Will the cabinet secretary join me in praising the work of the Clydebank Asbestos Group in my constituency? In a joint project with the retired members branch of Unite the Union, that group has put more than £800,000 in pension-age disability payments and benefits into the pockets of the pensioners in greatest need.
Scotland is the only country in the United Kingdom that has a benefits take-up strategy. The Scottish Government is proud of the fact that we encourage people to apply for what they are entitled to. Ensuring that older people receive the support that they are entitled to, by providing access to financial assistance such as the pension-age disability payment, makes a real difference.

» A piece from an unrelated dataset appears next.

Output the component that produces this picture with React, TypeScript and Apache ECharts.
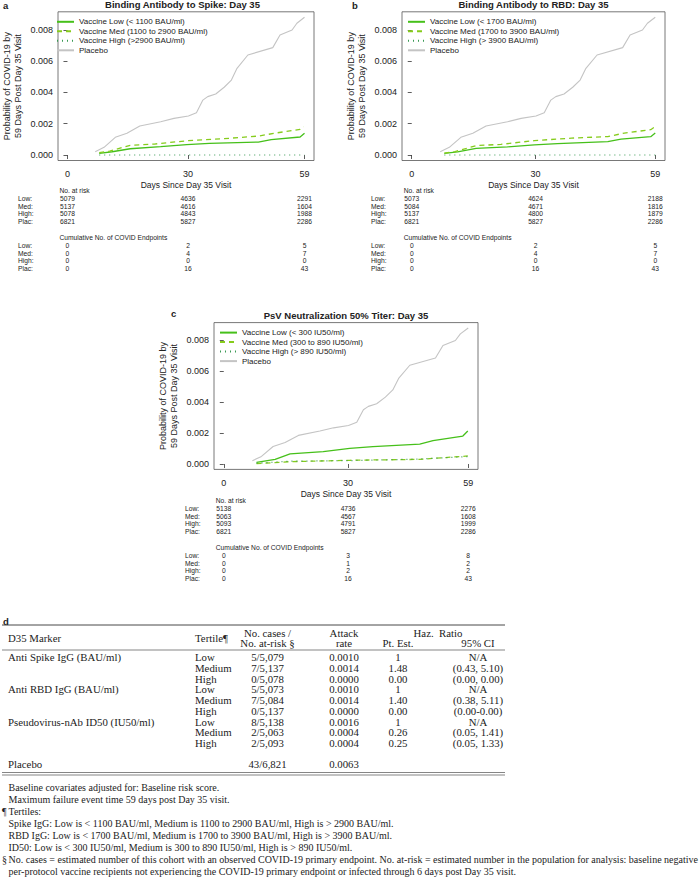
import React, { useEffect, useRef } from "react";
import * as echarts from "echarts";

// ---------- data ----------
const placeboDays = [6.9, 9.1, 11.9, 14.8, 18.0, 23.2, 26.5, 30.1, 32.1, 33.7, 34.9, 36.9, 39.0, 40.8, 42.2, 44.9, 51.1, 52.9, 55.9, 57.1, 59.0];
const placeboProb = [0.00021, 0.00049, 0.00113, 0.00139, 0.00185, 0.00213, 0.00234, 0.00249, 0.0027, 0.00351, 0.00373, 0.0039, 0.00433, 0.00479, 0.00554, 0.00639, 0.00686, 0.00767, 0.00799, 0.00842, 0.0088];

const spikeLowDays = [7.9, 11.1, 15.6, 23.2, 29.7, 35.3, 47.5, 50.7, 57.9, 59.0];
const spikeLowProb = [0.00011, 0.00021, 0.0004, 0.00053, 0.00066, 0.00075, 0.00083, 0.00098, 0.00115, 0.00139];
const spikeMedDays = [7.9, 10.5, 15.6, 21.6, 29.7, 38.7, 47.5, 51.5, 57.9, 58.8];
const spikeMedProb = [0.00015, 0.00025, 0.00062, 0.0007, 0.00091, 0.00104, 0.00121, 0.00139, 0.00164, 0.00181];
const spikeHighDays = [7.9, 59.0];
const spikeHighProb = [0, 0];

const rbdLowDays = [7.9, 11.1, 15.6, 23.2, 29.7, 35.3, 47.5, 50.7, 57.9, 59.0];
const rbdLowProb = [0.0001, 0.0002, 0.00042, 0.00052, 0.00065, 0.00073, 0.00085, 0.00101, 0.00117, 0.0014];
const rbdMedDays = [7.9, 10.5, 15.6, 21.6, 29.7, 38.7, 47.5, 51.5, 57.9, 58.9];
const rbdMedProb = [0.00012, 0.00022, 0.0006, 0.00068, 0.00092, 0.00108, 0.00118, 0.0014, 0.00162, 0.0018];
const rbdHighDays = [7.9, 59.0];
const rbdHighProb = [0, 0];

const psvLowDays = [7.9, 12.4, 16.0, 24.0, 30.4, 36.0, 47.3, 50.5, 57.7, 58.9];
const psvLowProb = [0.00011, 0.0003, 0.00065, 0.0008, 0.00101, 0.00112, 0.00129, 0.00151, 0.00181, 0.00214];
const psvMedDays = [7.9, 16.0, 30.4, 47.3, 50.5, 58.9];
const psvMedProb = [0.00002, 0.00015, 0.00024, 0.0003, 0.00036, 0.00052];
const psvHighDays = [7.9, 16.0, 30.4, 47.3, 58.9];
const psvHighProb = [0.00005, 0.00018, 0.00022, 0.00032, 0.00048];

const xTicks = [0, 30, 59];
const yTicks = [0, 0.002, 0.004, 0.006, 0.008];
const riskRowLabels = ["Low:", "Med:", "High:", "Plac:"];

const spikeAtRisk = [[5079, 4636, 2291], [5137, 4616, 1604], [5078, 4843, 1988], [6821, 5827, 2286]];
const spikeEvents = [[0, 2, 5], [0, 4, 7], [0, 0, 0], [0, 16, 43]];
const rbdAtRisk = [[5073, 4624, 2188], [5084, 4671, 1816], [5137, 4800, 1879], [6821, 5827, 2286]];
const rbdEvents = [[0, 2, 5], [0, 4, 7], [0, 0, 0], [0, 16, 43]];
const psvAtRisk = [[5138, 4736, 2276], [5063, 4567, 1608], [5093, 4791, 1999], [6821, 5827, 2286]];
const psvEvents = [[0, 3, 8], [0, 1, 2], [0, 2, 2], [0, 16, 43]];

const spikeLegend = ["Vaccine Low (< 1100 BAU/ml)", "Vaccine Med (1100 to 2900 BAU/ml)", "Vaccine High (>2900 BAU/ml)", "Placebo"];
const rbdLegend = ["Vaccine Low (< 1700 BAU/ml)", "Vaccine Med (1700 to 3900 BAU/ml)", "Vaccine High (> 3900 BAU/ml)", "Placebo"];
const psvLegend = ["Vaccine Low (< 300 IU50/ml)", "Vaccine Med (300 to 890 IU50/ml)", "Vaccine High (> 890 IU50/ml)", "Placebo"];

const tableMarkers = ["Anti Spike IgG (BAU/ml)", "Anti RBD IgG (BAU/ml)", "Pseudovirus-nAb ID50 (IU50/ml)"];
const tableTertiles = ["Low", "Medium", "High"];
const tableCases = [["5/5,079", "7/5,137", "0/5,078"], ["5/5,073", "7/5,084", "0/5,137"], ["8/5,138", "2/5,063", "2/5,093"]];
const tableRates = [["0.0010", "0.0014", "0.0000"], ["0.0010", "0.0014", "0.0000"], ["0.0016", "0.0004", "0.0004"]];
const tableHR = [["1", "1.48", "0.00"], ["1", "1.40", "0.00"], ["1", "0.26", "0.25"]];
const tableCI = [["N/A", "(0.43, 5.10)", "(0.00, 0.00)"], ["N/A", "(0.38, 5.11)", "(0.00-0.00)"], ["N/A", "(0.05, 1.41)", "(0.05, 1.33)"]];
const placeboRow = ["Placebo", "43/6,821", "0.0063"];

const footnotes = [
  { mark: "", text: "Baseline covariates adjusted for: Baseline risk score." },
  { mark: "", text: "Maximum failure event time 59 days post Day 35 visit." },
  { mark: "¶", text: "Tertiles:" },
  { mark: "", text: "Spike IgG: Low is < 1100 BAU/ml, Medium is 1100 to 2900 BAU/ml, High is > 2900 BAU/ml." },
  { mark: "", text: "RBD IgG: Low is < 1700 BAU/ml, Medium is 1700 to 3900 BAU/ml, High is > 3900 BAU/ml." },
  { mark: "", text: "ID50: Low is < 300 IU50/ml, Medium is 300 to 890 IU50/ml, High is > 890 IU50/ml." },
  { mark: "§", text: "No. cases = estimated number of this cohort with an observed COVID-19 primary endpoint. No. at-risk = estimated number in the population for analysis: baseline negative" },
  { mark: "", text: "per-protocol vaccine recipients not experiencing the COVID-19 primary endpoint or infected through 6 days post Day 35 visit." },
];

// ---------- styles / layout ----------
const SANS = "Liberation Sans, Arial, Helvetica, sans-serif";
const SERIF = "Liberation Serif, Times New Roman, serif";
const C_LOW = "#46c01a";
const C_MED = "#86cc1c";
const C_HIGH = "#3a9a55";
const C_PLAC = "#c4c4c4";
const INK = "#222";

const panels = [
  {
    letter: "a", title: "Binding Antibody to Spike: Day 35", legend: spikeLegend,
    grid: { left: 51, top: 11.8, width: 263, height: 148.7 },
    low: [spikeLowDays, spikeLowProb], med: [spikeMedDays, spikeMedProb], high: [spikeHighDays, spikeHighProb],
    atRisk: spikeAtRisk, events: spikeEvents,
    letterPos: [3, 5], rowLabelX: 18, riskTop: 190,
  },
  {
    letter: "b", title: "Binding Antibody to RBD: Day 35", legend: rbdLegend,
    grid: { left: 402, top: 11.8, width: 263, height: 148.7 },
    low: [rbdLowDays, rbdLowProb], med: [rbdMedDays, rbdMedProb], high: [rbdHighDays, rbdHighProb],
    atRisk: rbdAtRisk, events: rbdEvents,
    letterPos: [352, 5], rowLabelX: 371, riskTop: 190,
  },
  {
    letter: "c", title: "PsV Neutralization 50% Titer: Day 35", legend: psvLegend,
    grid: { left: 214, top: 322.6, width: 264, height: 146.8 },
    low: [psvLowDays, psvLowProb], med: [psvMedDays, psvMedProb], high: [psvHighDays, psvHighProb],
    atRisk: psvAtRisk, events: psvEvents,
    letterPos: [171, 313], rowLabelX: 185, riskTop: 500,
  },
];

const zip = (xs: number[], ys: number[]) => xs.map((x, i) => [x, ys[i]]);

function text(x: number, y: number, s: string, o: any = {}) {
  const size = o.size || 7;
  return {
    type: "text",
    x, y,
    silent: true,
    style: {
      text: s,
      fill: o.fill || INK,
      fontSize: size,
      fontFamily: o.family || SANS,
      fontWeight: o.weight || "normal",
      lineHeight: o.lh || size,
      align: o.align || "left",
      verticalAlign: "middle",
      textAlign: o.align || "left",
      textVerticalAlign: "middle",
    },
  };
}

function hline(x1: number, x2: number, y: number, w = 0.8) {
  return { type: "line", silent: true, shape: { x1, y1: y, x2, y2: y }, style: { stroke: "#333", lineWidth: w } };
}

export default function App() {
  const ref = useRef<HTMLDivElement>(null);

  useEffect(() => {
    const chart = echarts.init(ref.current!, null, { renderer: "svg" });

    const grids: any[] = [];
    const xAxes: any[] = [];
    const yAxes: any[] = [];
    const series: any[] = [];
    const legends: any[] = [];
    const graphics: any[] = [];

    panels.forEach((p, i) => {
      grids.push({ ...p.grid, show: true, borderColor: "#555", borderWidth: 0.8, backgroundColor: "transparent", containLabel: false });
      xAxes.push({
        type: "value", gridIndex: i, min: -2.36, max: 61.36,
        name: "Days Since Day 35 Visit", nameLocation: "middle", nameGap: 20,
        nameTextStyle: { fontFamily: SANS, fontSize: 8.5, color: INK },
        axisLine: { show: false },
        axisTick: { show: true, length: 4, customValues: xTicks, lineStyle: { color: "#333", width: 0.8 } },
        axisLabel: { show: true, customValues: xTicks, margin: 9, fontFamily: SANS, fontSize: 9, color: INK },
        splitLine: { show: false },
      });
      yAxes.push({
        type: "value", gridIndex: i, min: -0.00035, max: 0.00915,
        name: "Probability of COVID-19 by\n59 Days Post Day 35 Visit", nameLocation: "middle", nameGap: 35, nameRotate: 90,
        nameTextStyle: { fontFamily: SANS, fontSize: 9, color: INK, lineHeight: 11 },
        axisLine: { show: false },
        axisTick: { show: true, length: 4, customValues: yTicks, lineStyle: { color: "#333", width: 0.8 } },
        axisLabel: { show: true, customValues: yTicks, margin: 5, fontFamily: SANS, fontSize: 9, color: INK, formatter: (v: number) => v.toFixed(3) },
        splitLine: { show: false },
      });
      const mk = (name: string, d: number[][], color: string, type: any, width: number) => ({
        type: "line", name, xAxisIndex: i, yAxisIndex: i, data: zip(d[0], d[1]), showSymbol: false, symbol: "none",
        lineStyle: { color, type, width }, itemStyle: { color }, z: 3, silent: true,
      });
      series.push(mk(p.legend[3], [placeboDays, placeboProb], C_PLAC, "solid", 1.1));
      series.push(mk(p.legend[0], p.low as any, C_LOW, "solid", 1.3));
      series.push(mk(p.legend[1], p.med as any, C_MED, [5, 4], 1.3));
      series.push(mk(p.legend[2], p.high as any, C_HIGH, [1, 4], 1.2));

      legends.push({
        data: p.legend, orient: "vertical", left: p.grid.left + 5, top: p.grid.top + 6,
        itemWidth: 17, itemHeight: 8, itemGap: 1.5, padding: 0, selectedMode: false,
        itemStyle: { opacity: 0 },
        textStyle: { fontFamily: SANS, fontSize: 8, color: INK, lineHeight: 8 },
      });

      const cx = p.grid.left + p.grid.width / 2;
      graphics.push(text(cx, p.grid.top - 7, p.title, { size: 9.5, weight: "bold", align: "center" }));
      graphics.push(text(p.letterPos[0], p.letterPos[1], p.letter, { size: 9.5, weight: "bold" }));
    });

    chart.setOption({
      animation: false,
      grid: grids, xAxis: xAxes, yAxis: yAxes, series, legend: legends,
    });

    // risk tables positioned through the axes' scales
    const R = { size: 6.7, lh: 6.7 };
    const step = 7.6;
    panels.forEach((p, i) => {
      const xs = xTicks.map((t) => chart.convertToPixel({ xAxisIndex: i } as any, t) as unknown as number);
      const x0 = xs[0] - 8;
      const top = p.riskTop;
      graphics.push(text(x0, top, "No. at risk", R));
      p.atRisk.forEach((row, r) => {
        const y = top + 8.4 + r * step;
        graphics.push(text(p.rowLabelX, y, riskRowLabels[r], R));
        row.forEach((v, c) => graphics.push(text(xs[c], y, String(v), { ...R, align: "center" })));
      });
      const top2 = top + 47;
      graphics.push(text(x0, top2, "Cumulative No. of COVID Endpoints", R));
      p.events.forEach((row, r) => {
        const y = top2 + 8.4 + r * step;
        graphics.push(text(p.rowLabelX, y, riskRowLabels[r], R));
        row.forEach((v, c) => graphics.push(text(xs[c], y, String(v), { ...R, align: "center" })));
      });
    });

    // table d
    const T = { size: 10.8, family: SERIF, lh: 10 };
    const colT = 195, colCases = 267.5, colRate = 344, colPt = 398, colCI = 478;
    graphics.push(text(3, 621, "d", { size: 9.5, weight: "bold" }));
    graphics.push(hline(2, 505, 625, 0.9));
    graphics.push(text(8, 638, "D35 Marker", T));
    graphics.push(text(colT, 638, "Tertile¶", T));
    graphics.push(text(colCases, 632.5, "No. cases /", { ...T, align: "center" }));
    graphics.push(text(colCases, 643, "No. at-risk §", { ...T, align: "center" }));
    graphics.push(text(colRate, 632.5, "Attack", { ...T, align: "center" }));
    graphics.push(text(colRate, 643, "rate", { ...T, align: "center" }));
    graphics.push(text((colPt + colCI) / 2, 632.5, "Haz.  Ratio", { ...T, align: "center" }));
    graphics.push(text(colPt, 643, "Pt. Est.", { ...T, align: "center" }));
    graphics.push(text(colCI, 643, "95% CI", { ...T, align: "center" }));
    graphics.push(hline(2, 505, 650, 0.6));
    let ry = 657;
    tableMarkers.forEach((m, g) => {
      tableTertiles.forEach((t, r) => {
        if (r === 0) graphics.push(text(8, ry, m, T));
        graphics.push(text(colT, ry, t, T));
        graphics.push(text(colCases, ry, tableCases[g][r], { ...T, align: "center" }));
        graphics.push(text(colRate, ry, tableRates[g][r], { ...T, align: "center" }));
        graphics.push(text(colPt, ry, tableHR[g][r], { ...T, align: "center" }));
        graphics.push(text(colCI, ry, tableCI[g][r], { ...T, align: "center" }));
        ry += 10.75;
      });
    });
    const py = 764;
    graphics.push(text(8, py, placeboRow[0], T));
    graphics.push(text(colCases, py, placeboRow[1], { ...T, align: "center" }));
    graphics.push(text(colRate, py, placeboRow[2], { ...T, align: "center" }));
    graphics.push(hline(2, 505, 772.5, 0.6));
    graphics.push(hline(2, 505, 775, 0.6));

    footnotes.forEach((f, k) => {
      const y = 787 + k * 12;
      if (f.mark) graphics.push(text(2, y, f.mark, { size: 10, family: SERIF, lh: 11 }));
      graphics.push(text(8.5, y, f.text, { size: 10, family: SERIF, lh: 11 }));
    });

    chart.setOption({ graphic: { elements: graphics } });

    return () => chart.dispose();
  }, []);

  return <div ref={ref} style={{ position: "absolute", left: 0, top: 0, width: 700, height: 877, background: "#fff" }} />;
}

I am proud to confirm that the Government has committed £926 million in the 2026-27 budget to safeguard the delivery of that vital support. I join Marie McNair in congratulating the Clydebank Asbestos Group—which was founded by David Colraine and supported by his wife, Jean—and the retired members branch of Unite for their valuable, long-standing and exceptional work in helping people to secure the support that they deserve and are entitled to.
Social Security (Budget 2026-27)
To ask the Scottish Government what impact the draft Scottish budget 2026-27 will have on social security in Scotland. (S6O-05418)
Through the investment of £7.2 billion in social security assistance in 2026-27, the budget will deliver essential continued support for low-income families and unpaid carers, help older people to heat their homes and enable disabled people to live independent lives.
As a result of deliberate policy choices, the budget increases the total spending on devolved social security and maintains the value of all benefits by uprating them in line with inflation. On top of that, it lays the groundwork to raise our transformational Scottish child payment even further, to £40 per week for every eligible child aged under one, during 2027-28. That will benefit the families of 12,000 children, and it reaffirms the Government’s commitment to the eradication of child poverty.
The Scottish National Party’s most recent budget increases the benefits bill by a further £650 million, while the rural affairs portfolio, for example, faces a real-terms cut of £40 million.
Social security spending is projected to rise to more than £9 billion by 2029. It is clear that that trajectory is unsustainable. Given that just under a million working-age people are economically active and that 100,000 people are unemployed, rather than continuing to allocate huge sums of taxpayers’ money to a spiralling benefits bill, will the cabinet secretary commit to funding measures that give, and restore, dignity and pride to people by getting Scotland working again?
Of course we encourage and support people to get into work—that is exactly why funding for employability packages is included in the budget.
I can tell Rachael Hamilton that the funding that we expect to receive through the social security block grant adjustments now covers about 87 per cent of the forecast expenditure in 2026-27.
It is important to stress once again that, if Rachael Hamilton wants to cut the social security budget, she needs to say from whom she would take funding away. Is she planning to take it away from older people of pensionable age who receive disability benefits, whom the previous question was about, or people on low incomes who receive the Scottish child payment? We never hear about where the Tories would make cuts, but it is inevitable that they would have to be made in order to decrease the budget.
In addition, £1 billion of cuts in public expenditure would need to be made if the Tory tax cuts were introduced. Once again, we have had no coherence from the Tories in relation to their budget proposals. We have had more headlines—that is all.
That concludes portfolio question time. There will be a brief pause before we move on to the next item of business to allow front-bench teams to change over.